“Non bisogna per forza andare a pranzo con i colleghi per lavorarci bene insieme”; “Non è
necessario stimare per forza qualcuno con cui devi lavorare”; “Il fatto che una persona mi sia
simpatica non vuol dire che la prenderei per forza a lavorare con me”.
Sono alcuni dei luoghi comuni che si sentono in contesti lavorativi diversi ma accomunati da un dato trasversale: l’evidente e strisciante mancanza di armonia interna di un’organizzazione.
Intendiamoci se c’è una cosa che ho imparato in 25 anni di lavoro (nozze d’argento quest’anno, esattamente metà della mia vita) è che luoghi in cui simpatia, competenza e stima vadano a braccetto sono quasi utopistici. Esistono ma sono molto difficili da trovare e questo non dipende necessariamente da noi stessi. Paradossalmente uno dei principali sostenitori di queste argomentazioni è stato uno dei più brillanti oratori della storia contemporanea: Barack Obama.
Guarda caso però se c’è stato un Presidente che ha deluso le aspettative con cui era stato
accolto (forse perché eccessive) è stato proprio lui.

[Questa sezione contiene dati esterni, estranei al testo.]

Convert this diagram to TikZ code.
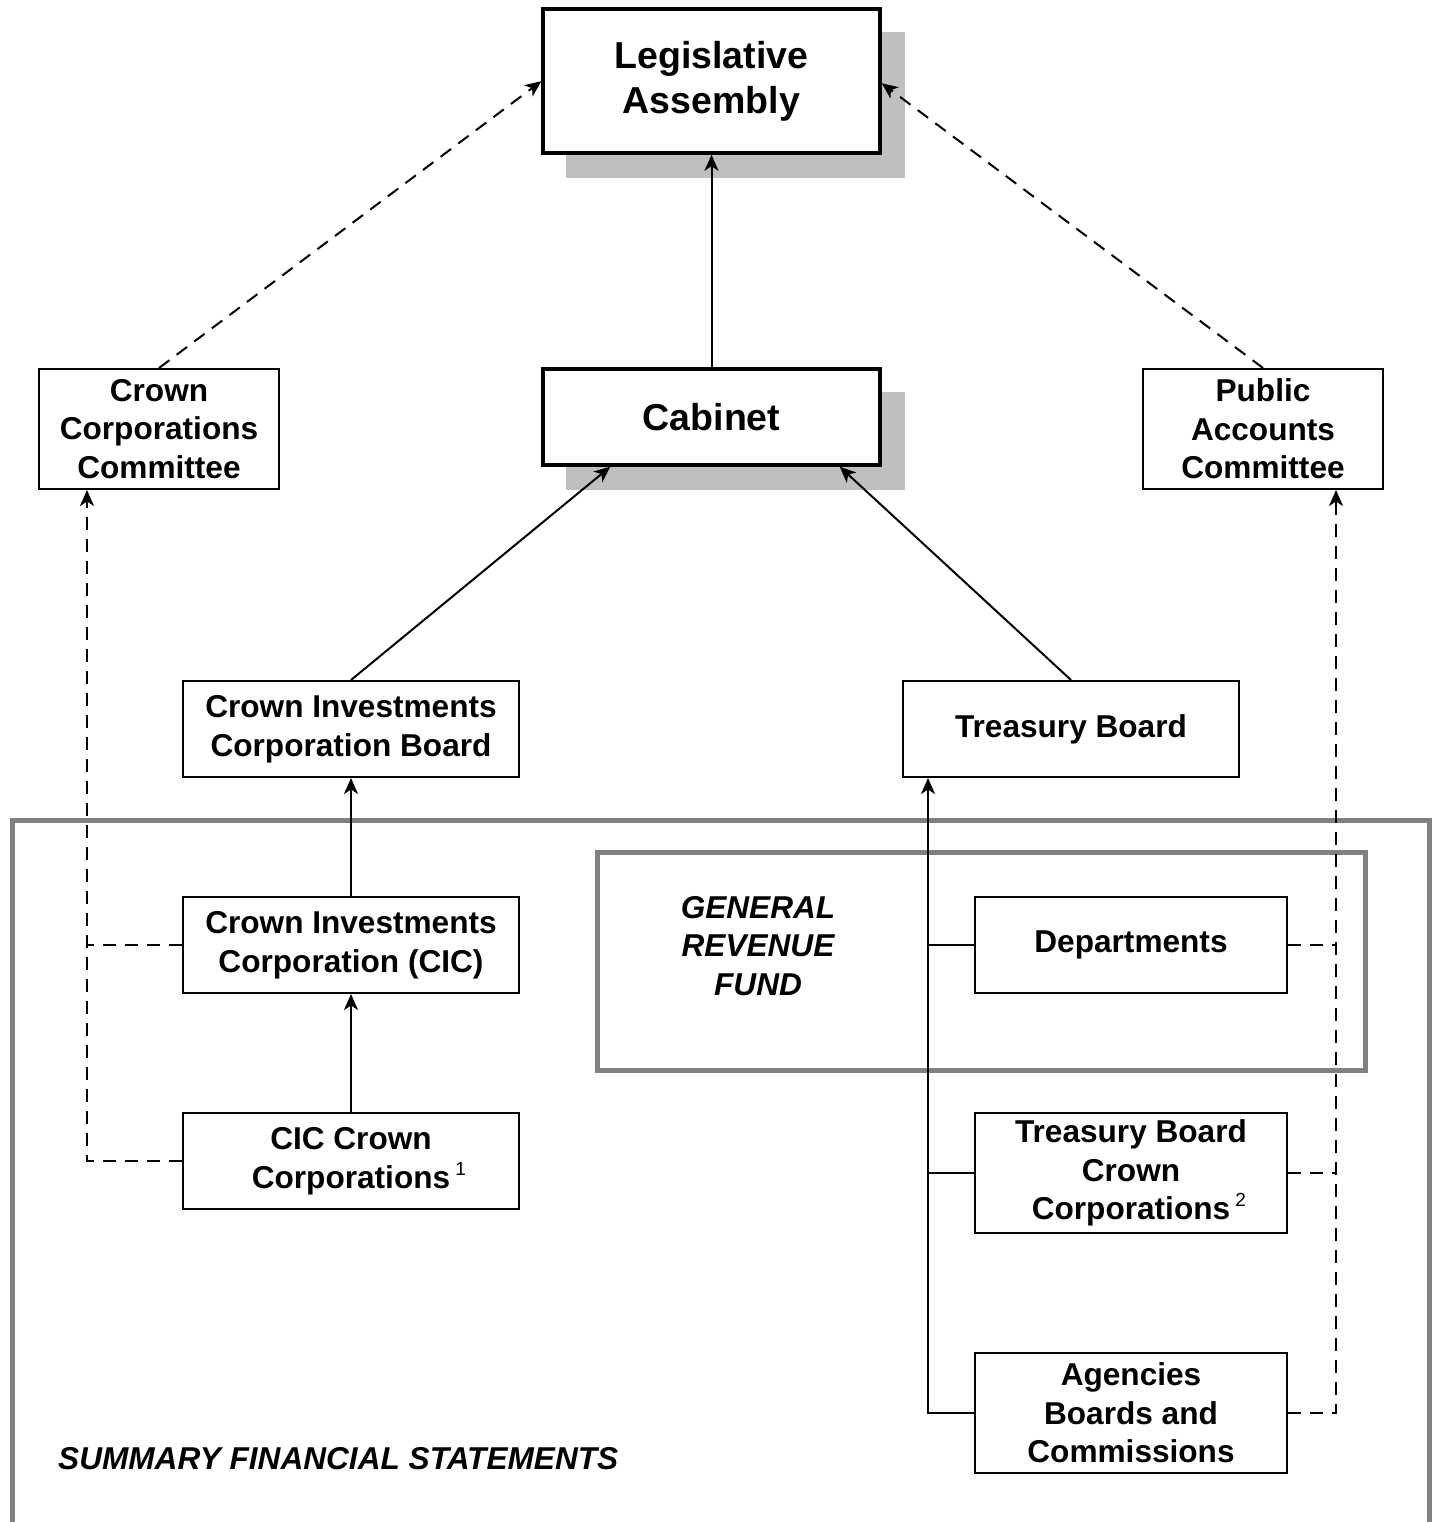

Sì, perché se ci sono due milestones da
tenere presenti in qualsiasi contesto in cui ci si trova a operare sono: non la simpatia, non la
stima, ma la fiducia e il rispetto sì.
Nei miei primi 50 anni di vita, infatti, ho toccato con mano che a prescindere dal fatto che si sia in famiglia, a lavorare o fare volontariato o anche solo a gestire una gita con amici, se manca il senso di affidabilità di una persona che scaturisce dalla fiducia è la fine. Innanzitutto del rapporto umano, e senza rapporto umano non c’è attività che si possa svolgere.
I casi che potrei citare a livello lavorativo e di volontariato e di famiglia sono tantissimi. Mi
limiterò a ricordare il “caso-madre”. Una collaboratrice di giornale locale che, dopo “i pacchi” più diversi e improbabili nella consegna degli articoli (ho mandato il servizio se non lo ricevete è colpa della vostra connessione (eravamo nel 1998); arriva tra cinque minuti (lo sto ancora aspettando adesso), si impegna a fare un servizio sulla siccità. Già all’epoca argomento “caldo”.
Il giorno prima della deadline la cerco e ricerco più volte. Alla fine via sms (inviato alle 1:30 am!) dice: ho visto che minacciava pioggia e non l’ho fatto. Nessun problema avevo già tre articoli pronti in sua sostituzione. Morale: fidarsi è bene, soprattutto del proprio istinto.
Ovviamente la collaboratrice non ha più scritto, perché ha violato la più elementare delle regole: se non sei affidabile, non sei, ovvero non esisti. E questo vale in qualsiasi contesto: anche il volontariato va organizzato. Mia moglie nei primi tempi della convivenza mi ha detto una cosa sacrosanta: “Se fai una cosa, falla soprattutto per te stesso. Non aspettarti di essere
ringraziato”. Sul momento ci rimasi male ma aveva ragione. Se vogliamo lasciare il mondo un po’ migliore di quello che abbiamo trovato puntiamo su quelle frasi e su quelle situazioni positive di cui avremmo avuto bisogno e di cui vorremmo essere portatori: essere l’adulto di cui avevamo bisogno; essere il compagno/amico/collega che avremmo voluto; lasciamo il mondo migliore di come l’abbiamo trovato. Non per gli altri, ma per noi. Tutte queste situazioni hanno in comune una costante: fiducia e rispetto. Se ci vogliamo bene e vogliamo che gli altri ce ne vogliano (o almeno non ci detestino) partiamo da lì: dal rispetto per noi stessi e dalla fiducia che vorremmo ispirare. Se siamo noi i primi a dubitare di noi stessi e a non fidarci di ciò che facciamo, sarà difficile, se non impossibile, emanare la positività necessaria a sostenere gli altri e ad attrarre persone valide. Fiducia e rispetto nascono da noi.